One friend compared this family to sharks circling in the water and I think she has it right. They are pushing and pushing me, waiting for me to snap so they can show how TOW1 isn't so bad after all. Worse is they are desperate as the folks who are normally at their beck and call, ready to line up behind them no matter what are nowhere to be found. For whatever reasons, these folks have left Betty and family on their own in this fight which actually makes them a bit more dangerous and has my attention very much on them.

With that kind of attention in their direction it is hard to focus on writing a sermon for the masses. I so want to turn the Gospel of John into a direct hit on that family that my sermon is, of course, going nowhere. I am hoping venting here will help clear my head and get back to the Message that is really waiting to be said.

A couple of other notes... two days after I received the decree in the mail I filled out a survey that of course ended with the relationship status check boxes.
__ Single
__ Married
__ Widowed
__ Divorced

What I really wanted was another box:
__ Divorced but there are people who can attest that it really wasn't your fault.

Then to take it to the next level there was another grouping that had something like, "How would you best describe your household?"
__ Married, with children
__ Married, without children
__ Single, never married, no children
__ Single parent

It was something like that, from my own denomination no less!
And on a separate note could someone please tell the upper body of my denomination that this is the earliest Lent has been in a long, long, time and maybe they should save their surveys for APRIL! This is the second one I have been asked to do since the beginning of the year.

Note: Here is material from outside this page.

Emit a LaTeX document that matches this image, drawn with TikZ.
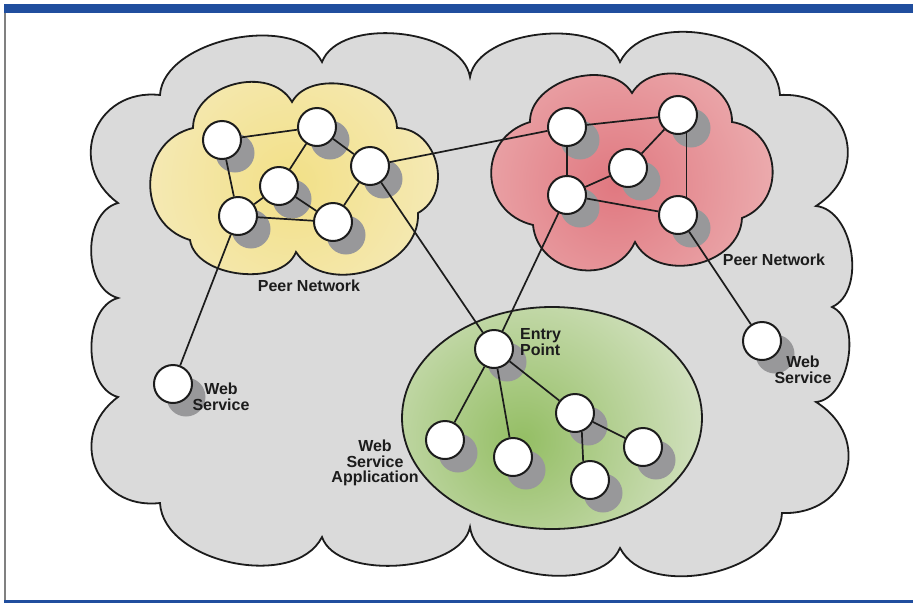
\documentclass[tikz,border=0pt]{standalone}
\usepackage{fontspec}
\setmainfont{Liberation Sans}
\pgfdeclarelayer{bglayer}
\pgfdeclarelayer{shadowlayer}
\pgfdeclarelayer{edgelayer}
\pgfsetlayers{bglayer,shadowlayer,edgelayer,main}
\definecolor{cloudgray}{RGB}{218,218,218}
\definecolor{yelout}{RGB}{246,237,200}
\definecolor{yelin}{RGB}{242,224,135}
\definecolor{redout}{RGB}{241,196,196}
\definecolor{redin}{RGB}{224,120,128}
\definecolor{grnout}{RGB}{230,236,220}
\definecolor{grnin}{RGB}{148,190,100}
\definecolor{shadowc}{RGB}{152,152,154}
\definecolor{frameblue}{RGB}{32,78,158}
\definecolor{inkc}{RGB}{28,28,28}
\tikzset{
  peer/.style={circle, draw=inkc, line width=2pt, fill=white, minimum size=38pt, inner sep=0pt},
  link/.style={draw=inkc, line width=1.7pt},
  outline/.style={draw=inkc, line width=1.8pt},
  lbl/.style={font=\fontsize{16}{15.5}\selectfont\bfseries, text=inkc, inner sep=0pt, align=center},
  bump/.style={bend left=75, looseness=#1},
}
\newcommand\bigcloudpath{(160,95) to[bump=0.87] (322,62) to[bump=0.85] (470,77) to[bump=0.83] (620,62)
  to[bump=0.97] (780,95) to[bump=1.5] (816,206) to[bump=0.95] (832,307) to[bump=0.9] (816,402)
  to[bump=1.5] (782,513) to[bump=0.93] (620,548) to[bump=0.87] (470,527) to[bump=0.8] (322,537)
  to[bump=0.93] (160,503) to[bump=1.45] (118,397) to[bump=0.95] (118,298) to[bump=1.0] (118,203)
  to[bump=1.45] (160,95) -- cycle}
\newcommand\yelcloudpath{(193,128) to[bump=1.1] (292,102) to[bump=0.98] (397,128) to[bump=1.2] (418,213)
  to[bump=1.1] (296,252) to[bump=0.92] (190,240) to[bump=1.3] (193,128) -- cycle}
\newcommand\redcloudpath{(530,122) to[bump=1.02] (632,93) to[bump=1.1] (732,122) to[bump=1.3] (742,218)
  to[bump=1.12] (635,242) to[bump=1.25] (533,225) to[bump=1.38] (530,122) -- cycle}
\newcommand\grnpath{(552,418) ellipse [x radius=150, y radius=111]}
\begin{document}
\begin{tikzpicture}[x=1pt,y=-1pt]
\useasboundingbox (0,0) rectangle (913,603);
\begin{pgfonlayer}{bglayer}
  \fill[white] (0,0) rectangle (913,603);
  \fill[frameblue] (4,4) rectangle (913,13);
  \fill[frameblue] (4,600) rectangle (913,603);
  \draw[gray, line width=1.2pt] (5,13) -- (5,600);
  \path[outline, fill=cloudgray] \bigcloudpath;
  \begin{scope}
    \clip \yelcloudpath;
    \fill[yelout] (0,0) rectangle (913,603);
    \shade[inner color=yelin, outer color=yelout] (292,182) circle (210);
  \end{scope}
  \path[outline] \yelcloudpath;
  \begin{scope}
    \clip \redcloudpath;
    \fill[redout] (0,0) rectangle (913,603);
    \shade[inner color=redin, outer color=redout] (615,185) circle (240);
  \end{scope}
  \path[outline] \redcloudpath;
  \begin{scope}
    \clip \grnpath;
    \fill[grnout] (0,0) rectangle (913,603);
    \shade[inner color=grnin, outer color=grnout] (522,440) circle (240);
  \end{scope}
  \path[outline] \grnpath;
\end{pgfonlayer}

% nodes
\node[peer] (Y1) at (222,140) {};
\node[peer] (Y2) at (317,127) {};
\node[peer] (Y3) at (370,166) {};
\node[peer] (Y4) at (279,186) {};
\node[peer] (Y5) at (238,216) {};
\node[peer] (Y6) at (333,222) {};
\node[peer] (R1) at (567,127) {};
\node[peer] (R2) at (678,115) {};
\node[peer] (R3) at (628,168) {};
\node[peer] (R4) at (567,195) {};
\node[peer] (R5) at (678,215) {};
\node[peer] (E)  at (494,349) {};
\node[peer] (G1) at (445,440) {};
\node[peer] (G2) at (513,457) {};
\node[peer] (G3) at (575,413) {};
\node[peer] (G4) at (590,480) {};
\node[peer] (G5) at (643,447) {};
\node[peer] (W1) at (173,384) {};
\node[peer] (W2) at (762,341) {};

\begin{pgfonlayer}{shadowlayer}
  \foreach \n in {Y1,Y2,Y3,Y4,Y5,Y6,R1,R2,R3,R4,R5,E,G1,G2,G3,G4,G5,W1,W2}
    \fill[shadowc] ([shift={(13,13)}]\n.center) circle (19.5);
\end{pgfonlayer}

\begin{pgfonlayer}{edgelayer}
  \draw[link] (Y1) -- (Y2);
  \draw[link] (Y1) -- (Y5);
  \draw[link] (Y2) -- (Y3);
  \draw[link] (Y2) -- (Y4);
  \draw[link] (Y4) -- (Y5);
  \draw[link] (Y4) -- (Y6);
  \draw[link] (Y5) -- (Y6);
  \draw[link] (Y3) -- (Y6);
  \draw[link] (Y3) -- (R1);
  \draw[link] (Y3) -- (E);
  \draw[link] (Y5) -- (W1);
  \draw[link] (R1) -- (R2);
  \draw[link] (R1) -- (R4);
  \draw[link] (R2) -- (R3);
  \draw[link] (R2.-65) -- (R5.65);
  \draw[link] (R3) -- (R4);
  \draw[link] (R4) -- (R5);
  \draw[link] (R4) -- (E);
  \draw[link] (R5) -- (W2);
  \draw[link] (E) -- (G1);
  \draw[link] (E) -- (G2);
  \draw[link] (E) -- (G3);
  \draw[link] (G3.-70) -- (G4.110);
  \draw[link] (G3) -- (G5);
\end{pgfonlayer}

% labels
\node[lbl] (lpn1) at (309,286) {Peer Network};
\node[lbl] (lpn2) at (774,260) {Peer Network};
\node[lbl, align=left, anchor=west] (lep) at (520,342) {Entry\\Point};
\node[lbl] (lws1) at (221,397) {Web\\Service};
\node[lbl] (lws2) at (803,370) {Web\\Service};
\node[lbl] (lwsa) at (375,463) {Web\\Service\\Application};
\end{tikzpicture}
\end{document}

One last thing, tdx's father died on Thursday so he was divorced and orphaned in the same week. I am quite sure none of you are fans of him but suffice to say that even my family is quite worried about him. There is nothing we can do, we get that. But the death of both parents and a divorce in two months is a lot to bear especially since we know that although he never chose to change his course, he does get that the demise of our marriage is 99% on him and his inability to remember when it counted all that we had that was worth salvaging.